The guests who did come, as we all know now, arrived in full home-game regalia for what they thought would be a gala party, two tickets to the Redskins game and a drawing for 1986 season tickets and a one-week, all-expenses-pad trip to Super Bowl XX in New Orleans. But the big surprise was that 28 marshals and police officers arrested them. The arrested included 101 fugitives wanted in connection with more than 170 outstanding criminal arrest warrants in this area. These persons were responsible, as Police Chief Maurice T. Turner Jr. noted, "for a large percentage of the criminal offenses in our communities." Their arrest, he said, "will no doubt have an impact on our daily crime rate."

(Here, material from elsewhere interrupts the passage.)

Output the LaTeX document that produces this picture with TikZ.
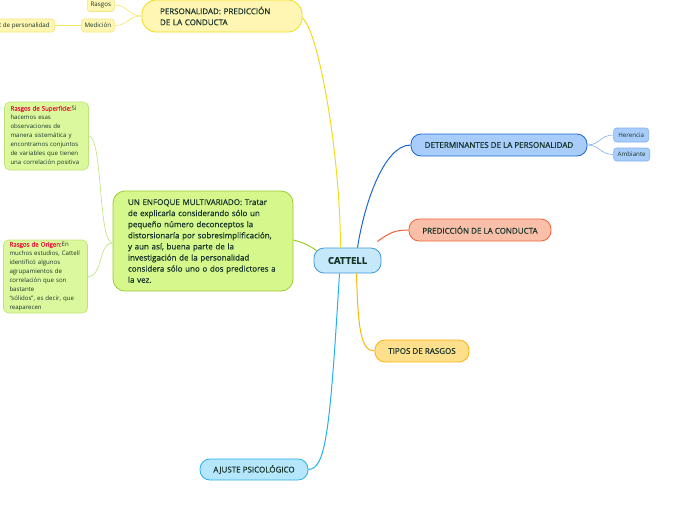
\documentclass[tikz,border=0pt]{standalone}
\usepackage{fontspec}
\setmainfont{Open Sans}
\newfontfamily\mmfont{Open Sans}[FakeBold=0.7]
\usepackage{tikz}
\usetikzlibrary{positioning}

\definecolor{ink}{HTML}{17352B}
\definecolor{rasred}{HTML}{E8173A}
\definecolor{cafill}{HTML}{C6E8FB}
\definecolor{caline}{HTML}{3D9AD9}
\definecolor{yefill}{HTML}{FFF6B3}
\definecolor{yeline}{HTML}{F2DA1C}
\definecolor{yeleaf}{HTML}{F8E47C}
\definecolor{grfill}{HTML}{D6F78C}
\definecolor{grline}{HTML}{9CCB2C}
\definecolor{grleaf}{HTML}{BFE27A}
\definecolor{blfill}{HTML}{A9CDFA}
\definecolor{blline}{HTML}{1B66D6}
\definecolor{blleaf}{HTML}{7FB0F0}
\definecolor{rdfill}{HTML}{F9BFA8}
\definecolor{rdline}{HTML}{F26237}
\definecolor{orfill}{HTML}{FEDF8C}
\definecolor{orline}{HTML}{F9B50A}
\definecolor{lbfill}{HTML}{B6E6FB}
\definecolor{lbline}{HTML}{23B0EF}

\begin{document}
\begin{tikzpicture}[x=1pt, y=-1pt,
  topic/.style={rectangle, rounded corners=10pt, draw, line width=0.8pt,
                font=\mmfont\fontsize{8}{9}\selectfont, text=ink, align=center,
                inner sep=0pt, minimum height=22pt},
  note/.style={rectangle, rounded corners=11pt, draw, line width=0.8pt,
               font=\mmfont\fontsize{8}{11.1}\selectfont, text=ink, align=left,
               inner ysep=0pt},
  leaf/.style={rectangle, rounded corners=3pt, draw, line width=0.6pt,
               font=\fontsize{6.2}{7}\selectfont, text=ink, align=center,
               inner sep=0pt, minimum height=13pt},
  fact/.style={rectangle, rounded corners=5pt, draw=grleaf, fill=grfill!85!white,
               line width=0.6pt, font=\fontsize{6.1}{9}\selectfont, text=ink,
               align=left, inner xsep=6pt, inner ysep=0pt, text width=72pt},
  link/.style={line width=1pt},
  twig/.style={line width=0.6pt}
]
\useasboundingbox (0,0) rectangle (696,520);

% centre
\node[topic, fill=cafill, draw=caline, minimum width=67pt, minimum height=25pt,
      font=\mmfont\fontsize{9.5}{10}\selectfont\bfseries] (cattell) at (347.5,260.5) {CATTELL};

% main branches
\node[note, fill=yefill, draw=yeline, rounded corners=14pt, text width=124pt,
      inner xsep=18pt, minimum height=32pt, font=\mmfont\fontsize{8}{11}\selectfont] (perso) at (222,16)
  {PERSONALIDAD: PREDICCIÓN\\DE LA CONDUCTA};
\node[topic, fill=blfill, draw=blline, minimum width=176pt] (determ) at (499,145)
  {DETERMINANTES DE LA PERSONALIDAD};
\node[topic, fill=rdfill, draw=rdline, minimum width=142pt] (pred) at (480,230)
  {PREDICCIÓN DE LA CONDUCTA};
\node[topic, fill=orfill, draw=orline, minimum width=94pt] (tipos) at (422,351)
  {TIPOS DE RASGOS};
\node[topic, fill=lbfill, draw=lbline, minimum width=108pt, minimum height=21pt] (ajuste) at (254,469.5)
  {AJUSTE PSICOLÓGICO};
\node[note, fill=grfill, draw=grline, rounded corners=12pt, text width=150pt,
      inner xsep=15pt, minimum height=100pt] (enfoque) at (203,241)
  {UN ENFOQUE MULTIVARIADO: Tratar\\de explicarla considerando sólo un\\
   pequeño número deconceptos la\\distorsionaría por sobresimplificación,\\
   y aun así, buena parte de la\\investigación de la personalidad\\
   considera sólo uno o dos predictores a\\la vez.};

% leaves
\node[leaf, fill=blfill, draw=blleaf, minimum width=35pt, minimum height=14pt,
      right=26pt of determ, yshift=10pt] (herencia) {Herencia};
\node[leaf, fill=blfill, draw=blleaf, minimum width=36pt,
      right=26pt of determ, yshift=-9.5pt] (ambiante) {Ambiante};
\node[leaf, fill=yefill, draw=yeleaf, minimum width=27pt,
      left=27pt of perso, yshift=11pt] (rasgos) {Rasgos};
\node[leaf, fill=yefill, draw=yeleaf, minimum width=33pt,
      left=27pt of perso, yshift=-9.5pt] (medicion) {Medición};
\node[leaf, fill=yefill, draw=yeleaf, minimum width=70pt,
      left=26pt of medicion] (test) {Test de personalidad};
\node[fact, minimum height=68pt] (superf) at (46.5,136)
  {\textcolor{rasred}{\mmfont Rasgos de Superficie:}Si\\hacemos esas\\observaciones de\\
   manera sistemática y\\encontramos conjuntos\\de variables que tienen\\una correlación positiva};
\node[fact, minimum height=73pt] (origen) at (45.5,276.5)
  {\textcolor{rasred}{\mmfont Rasgos de Origen:}En\\muchos estudios, Cattell\\identificó algunos\\
   agrupamientos de\\correlación que son\\bastante\\“sólidos”, es decir, que\\reaparecen};

% connectors from the centre
\draw[link, yeline] ([xshift=-7pt]cattell.north) .. controls (340,150) and (318,30) .. ([yshift=-2pt]perso.east);
\draw[link, blline] ([xshift=10pt]cattell.north) .. controls (365,200) and (385,145) .. (determ.west);
\draw[link, rdline] ([xshift=-4pt,yshift=6pt]cattell.north east) .. controls (390,232) and (396,230) .. (pred.west);
\draw[link, orline] ([xshift=9pt]cattell.south) .. controls (358,330) and (361,351) .. (tipos.west);
\draw[link, lbline] ([xshift=-8pt]cattell.south) .. controls (330,430) and (326,469) .. (ajuste.east);
\draw[link, grline] ([xshift=3pt,yshift=-3pt]cattell.north west) .. controls (306,243) and (300,242) .. ([yshift=1pt]enfoque.east);

% connectors to the leaves
\draw[twig, blleaf] (determ.east) .. controls (600,145) and (600,135) .. (herencia.west);
\draw[twig, blleaf] (determ.east) .. controls (600,145) and (600,154.5) .. (ambiante.west);
\draw[twig, yeline!70!white] (perso.west) .. controls (128,16) and (128,5) .. (rasgos.east);
\draw[twig, yeline!70!white] (perso.west) .. controls (128,16) and (128,25.5) .. (medicion.east);
\draw[twig, yeline!70!white] (medicion.west) -- (test.east);
\draw[twig, grleaf] ([yshift=-2pt]enfoque.west) .. controls (98,243) and (103,137) .. (superf.east);
\draw[twig, grleaf] ([yshift=-2pt]enfoque.west) .. controls (98,243) and (103,277) .. (origen.east);

\end{tikzpicture}
\end{document}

That remains to be seen, but let us hope so. It is important to note here that these party guests were not entrapped into committing any crime. They were merely inveigled into making themselves available to law officers looking for them on the basis of the following: 15 warrants for assault, five for robbery, six for burglary, four for escape, 19 for bond default or bail violation, 18 for narcotics violations, 59 for probation or parole violation and 41 for a variety of charges from rape to arson to forgery. Some party.

It was reportedly the brainchild of Toby Roche, chief deputy U.S. marshal at the U.S. District Court in Washington. Also credited for directing the bash is Robert Leschorn, senior inspector of the Marshal Services Enforcement Operations Division. Maybe the guests didn't have a good time -- but more than a few can count on doing some.